** START OF Data provided **

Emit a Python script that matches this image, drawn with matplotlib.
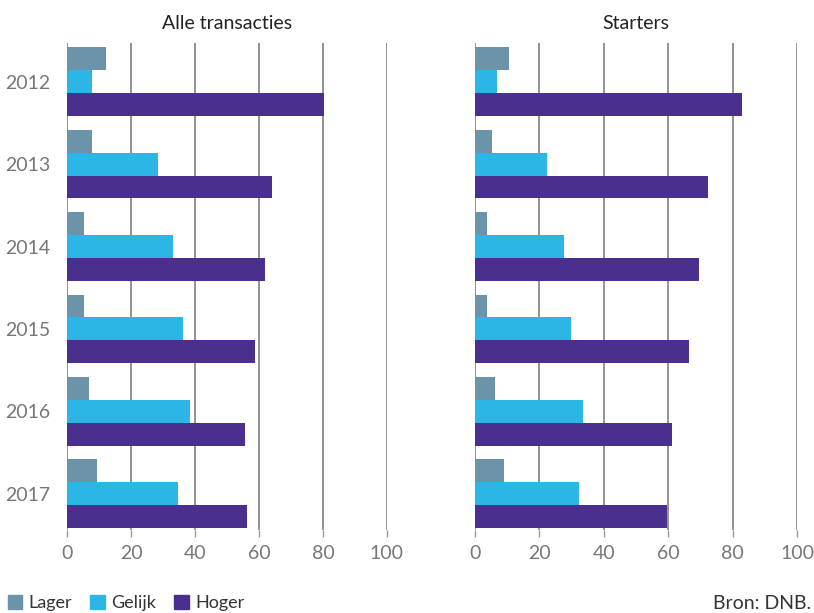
import numpy as np
import matplotlib.pyplot as plt

plt.rcParams['font.family'] = ['Lato', 'DejaVu Sans']

years = ['2012', '2013', '2014', '2015', '2016', '2017']
series = ['Lager', 'Gelijk', 'Hoger']
colors = ['#6b93a9', '#2cb6e5', '#4b2f8f']

# Alle transacties
alle_lager = [12.3, 7.9, 5.4, 5.4, 7.0, 9.5]
alle_gelijk = [7.9, 28.5, 33.2, 36.3, 38.5, 34.8]
alle_hoger = [80.4, 64.2, 62.0, 58.9, 55.7, 56.3]

# Starters
start_lager = [10.6, 5.3, 3.7, 3.7, 6.2, 9.0]
start_gelijk = [6.8, 22.4, 27.7, 29.8, 33.6, 32.3]
start_hoger = [83.0, 72.4, 69.6, 66.5, 61.2, 59.7]

panels = [
    ('Alle transacties', [alle_lager, alle_gelijk, alle_hoger]),
    ('Starters', [start_lager, start_gelijk, start_hoger]),
]

fig = plt.figure(figsize=(8.14, 6.13), dpi=100)
ax_pos = [[0.0823, 0.1354, 0.393, 0.7945], [0.5835, 0.1354, 0.3956, 0.7945]]

y = np.arange(len(years))
h = 0.278
grey = '#777777'
fs = 14

for i, (title, vals) in enumerate(panels):
    ax = fig.add_axes(ax_pos[i])
    for k, v in enumerate(vals):
        ax.barh(y + (k - 1) * h, v, height=h, color=colors[k], label=series[k], zorder=2)
    ax.set_xlim(0, 100)
    ax.set_ylim(5.44, -0.47)
    ax.set_xticks([0, 20, 40, 60, 80, 100])
    ax.grid(axis='x', color='#8a8a8a', linewidth=1.3, zorder=0)
    ax.set_axisbelow(True)
    for s in ax.spines.values():
        s.set_visible(False)
    ax.tick_params(axis='x', colors='#999999', labelcolor=grey, labelsize=fs,
                   length=5, width=1, direction='out', pad=6)
    if i == 0:
        ax.set_yticks(y)
        ax.set_yticklabels(years)
        ax.tick_params(axis='y', length=0, labelsize=fs, labelcolor=grey, pad=12)
    else:
        ax.set_yticks([])
    ax.set_title(title, fontsize=fs, color='#222222', pad=10)

handles = [plt.Rectangle((0, 0), 1, 1, color=c) for c in colors]
fig.legend(handles, series, loc='center left', bbox_to_anchor=(0.0098, 0.0163), ncol=3,
           frameon=False, fontsize=13, handlelength=0.8, handleheight=0.8,
           columnspacing=1.0, handletextpad=0.35, labelcolor='#333333',
           borderpad=0, borderaxespad=0)
fig.text(0.997, 0.0163, 'Bron: DNB.', ha='right', va='center', fontsize=fs, color='#333333')

fig.savefig('out.png', dpi=100)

** END OF Data provided **

- Problem
Begin at the top of the material above and output each line exactly, stopping after the line that holds "ax.set_title(title, fontsize=fs, color='#222222', pad=10)". Leave out pictures.

- Written response
Emit a Python script that matches this image, drawn with matplotlib.
import numpy as np
import matplotlib.pyplot as plt

plt.rcParams['font.family'] = ['Lato', 'DejaVu Sans']

years = ['2012', '2013', '2014', '2015', '2016', '2017']
series = ['Lager', 'Gelijk', 'Hoger']
colors = ['#6b93a9', '#2cb6e5', '#4b2f8f']

# Alle transacties
alle_lager = [12.3, 7.9, 5.4, 5.4, 7.0, 9.5]
alle_gelijk = [7.9, 28.5, 33.2, 36.3, 38.5, 34.8]
alle_hoger = [80.4, 64.2, 62.0, 58.9, 55.7, 56.3]

# Starters
start_lager = [10.6, 5.3, 3.7, 3.7, 6.2, 9.0]
start_gelijk = [6.8, 22.4, 27.7, 29.8, 33.6, 32.3]
start_hoger = [83.0, 72.4, 69.6, 66.5, 61.2, 59.7]

panels = [
    ('Alle transacties', [alle_lager, alle_gelijk, alle_hoger]),
    ('Starters', [start_lager, start_gelijk, start_hoger]),
]

fig = plt.figure(figsize=(8.14, 6.13), dpi=100)
ax_pos = [[0.0823, 0.1354, 0.393, 0.7945], [0.5835, 0.1354, 0.3956, 0.7945]]

y = np.arange(len(years))
h = 0.278
grey = '#777777'
fs = 14

for i, (title, vals) in enumerate(panels):
    ax = fig.add_axes(ax_pos[i])
    for k, v in enumerate(vals):
        ax.barh(y + (k - 1) * h, v, height=h, color=colors[k], label=series[k], zorder=2)
    ax.set_xlim(0, 100)
    ax.set_ylim(5.44, -0.47)
    ax.set_xticks([0, 20, 40, 60, 80, 100])
    ax.grid(axis='x', color='#8a8a8a', linewidth=1.3, zorder=0)
    ax.set_axisbelow(True)
    for s in ax.spines.values():
        s.set_visible(False)
    ax.tick_params(axis='x', colors='#999999', labelcolor=grey, labelsize=fs,
                   length=5, width=1, direction='out', pad=6)
    if i == 0:
        ax.set_yticks(y)
        ax.set_yticklabels(years)
        ax.tick_params(axis='y', length=0, labelsize=fs, labelcolor=grey, pad=12)
    else:
        ax.set_yticks([])
    ax.set_title(title, fontsize=fs, color='#222222', pad=10)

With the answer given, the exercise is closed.